When a new connection is made using
the above Oracle Net alias the following logic is used:
a) Oracle Net contacts DNS and
resolves Austin-scan to a total of 3 IP addresses.
b) Oracle Net randomly picks one of
the 3 IP address and attempts to make a connection. If the connection attempt
to the IP address does not respond in 3 seconds (TRANSPORT_CONNECT_TIMEOUT) the
next IP address is attempted. All 3 IP addresses will be tried a total of four
times (initial attempt plus RETRY_COUNT in the above example).
c) If the connection to primary
site is unsuccessful, it then contacts DNS and resolves Houston-scan to 3
addresses.
d) The same sequence is performed
for the standby Houston-scan as it was for the Austin-scan.
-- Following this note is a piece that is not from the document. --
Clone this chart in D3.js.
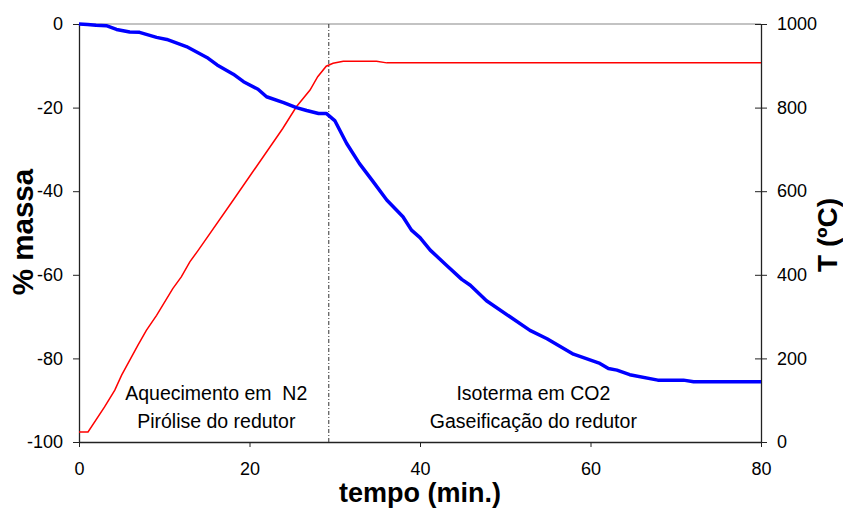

Additional information on the
Oracle Net parameters used in the above alias:
LOAD_BALANCE is ON by default for
DESCRIPTION_LIST only. This parameter by default is OFF for an address list
within a DESCRIPTION. Setting this ON for a SCAN-based address implies that new
connections will be randomly assigned to one of the 3 SCAN-based IP addresses
resolved by DNS.
In certain situations, round-robin
address assignment by DNS may not be possible - see the Oracle Database
11.2.0.2 Readme. The best practice to ensure connect-time client load balancing
across the 3 SCAN IP addresses is to explicitly specify LOAD_BALANCE=on. Note
that this behavior is independent of server-side load balancing which will
occur subsequently, after the initial SCAN listener receives the connection
request.
The default value for the FAILOVER
parameter is ON for an address list within a DESCRIPTION. This impacts the 3
SCAN IP addresses the same way as if those 3 IP addresses were listed
explicitly in the connect descriptor. This means that if the initial connection
requests to the first randomly-assigned SCAN IP address fails, the connection
will failover to another SCAN IP address, and will continue to do so, till it
iterates the complete address list. Note that this parameter is relevant only
to new connections. Failover of existing connections is handled by TAF, which
is controlled by the separate FAILOVER_MODE parameter.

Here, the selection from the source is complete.